__Job__
Take the lines from the top down to and including the one with "(droite) at (673,36)" and repeat them exactly. Omit images.

__Recorded data__
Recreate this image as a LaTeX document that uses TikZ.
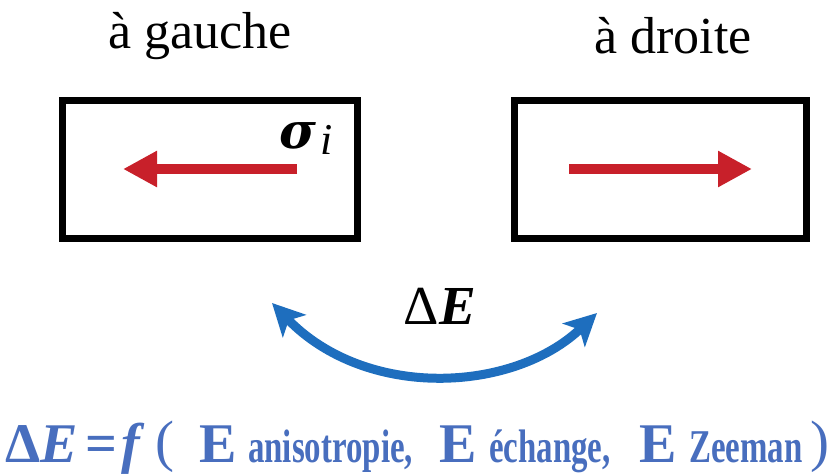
\documentclass[tikz,border=0pt]{standalone}
\usepackage{fontspec}
\setmainfont{Liberation Serif}
\newfontfamily\narrowserif[FakeStretch=0.7]{Liberation Serif}
\newfontfamily\spinfont{DejaVu Serif}
\usetikzlibrary{arrows.meta}
\definecolor{spinred}{RGB}{200,32,42}
\definecolor{arcblue}{RGB}{30,110,190}
\definecolor{textblue}{RGB}{72,110,190}
\tikzset{
  statebox/.style={draw=black, line width=7pt},
  spinarrow/.style={spinred, line width=10pt, -{Triangle[length=34pt,width=34pt]}},
  flip/.style={arcblue, line width=9pt, {Stealth[length=32pt,width=32pt,inset=8pt]}-{Stealth[length=32pt,width=32pt,inset=8pt]}},
  formula/.style={textblue, anchor=base west, inner sep=0pt, font=\fontsize{56}{60}\selectfont\bfseries},
  subword/.style={textblue, anchor=base west, inner sep=0pt, font=\narrowserif\fontsize{47}{50}\selectfont\bfseries}
}
\begin{document}
\begin{tikzpicture}[x=1pt, y=-1pt]
            \useasboundingbox (0,0) rectangle (835,474);

            % Titles
            \node (gauche) at (200,36) {\fontsize{52}{56}\selectfont à gauche};
            \node (droite) at (673,36) {\fontsize{52}{56}\selectfont à droite};

            % The two states
            \draw [statebox] (62,100) rectangle (357,238);
            \draw [statebox] (514,100) rectangle (806,238);

            % Spin direction
            \draw [spinarrow] (297,169) -- (123,169);
            \draw [spinarrow] (569,169) -- (752,169);
            \node [anchor=base west, inner sep=0pt] (sigma) at (279,148) {\fontsize{50}{54}\selectfont\spinfont\bfseries\itshape σ};
            \node [anchor=base west, inner sep=0pt] (index) at (320,154) {\fontsize{44}{48}\selectfont\itshape i};

            % Switching between the states
            \coordinate (left end) at (272,303);
            \coordinate (right end) at (597,313);
            \draw [flip] (left end) .. controls (366,400) and (513,393) .. (right end);
            \node (dE) at (440,306) {\fontsize{55}{58}\selectfont Δ\textbf{\textit{E}}};

            % Energy balance
            \node [formula] (delta) at (5,462) {Δ\textit{E}};
            \node [formula] (equals) at (85,462) {=};
            \node [formula] (func) at (121,462) {\textit{f}};
            \node [formula, font=\fontsize{57}{60}\selectfont] (open) at (155,460) {(};
            \node [formula] (E1) at (199,462) {E};
            \node [subword] (aniso) at (248,462) {anisotropie,};
            \node [formula] (E2) at (439,462) {E};
            \node [subword] (exch) at (489,462) {échange,};
            \node [formula] (E3) at (639,462) {E};
            \node [subword] (zeeman) at (689,462) {Zeeman};
            \node [formula, font=\fontsize{57}{60}\selectfont] (close) at (810,460) {)};
        \end{tikzpicture}
\end{document}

__Result of this exercise__
Recreate this image as a LaTeX document that uses TikZ.
\documentclass[tikz,border=0pt]{standalone}
\usepackage{fontspec}
\setmainfont{Liberation Serif}
\newfontfamily\narrowserif[FakeStretch=0.7]{Liberation Serif}
\newfontfamily\spinfont{DejaVu Serif}
\usetikzlibrary{arrows.meta}
\definecolor{spinred}{RGB}{200,32,42}
\definecolor{arcblue}{RGB}{30,110,190}
\definecolor{textblue}{RGB}{72,110,190}
\tikzset{
  statebox/.style={draw=black, line width=7pt},
  spinarrow/.style={spinred, line width=10pt, -{Triangle[length=34pt,width=34pt]}},
  flip/.style={arcblue, line width=9pt, {Stealth[length=32pt,width=32pt,inset=8pt]}-{Stealth[length=32pt,width=32pt,inset=8pt]}},
  formula/.style={textblue, anchor=base west, inner sep=0pt, font=\fontsize{56}{60}\selectfont\bfseries},
  subword/.style={textblue, anchor=base west, inner sep=0pt, font=\narrowserif\fontsize{47}{50}\selectfont\bfseries}
}
\begin{document}
\begin{tikzpicture}[x=1pt, y=-1pt]
            \useasboundingbox (0,0) rectangle (835,474);

            % Titles
            \node (gauche) at (200,36) {\fontsize{52}{56}\selectfont à gauche};
            \node (droite) at (673,36) {\fontsize{52}{56}\selectfont à droite};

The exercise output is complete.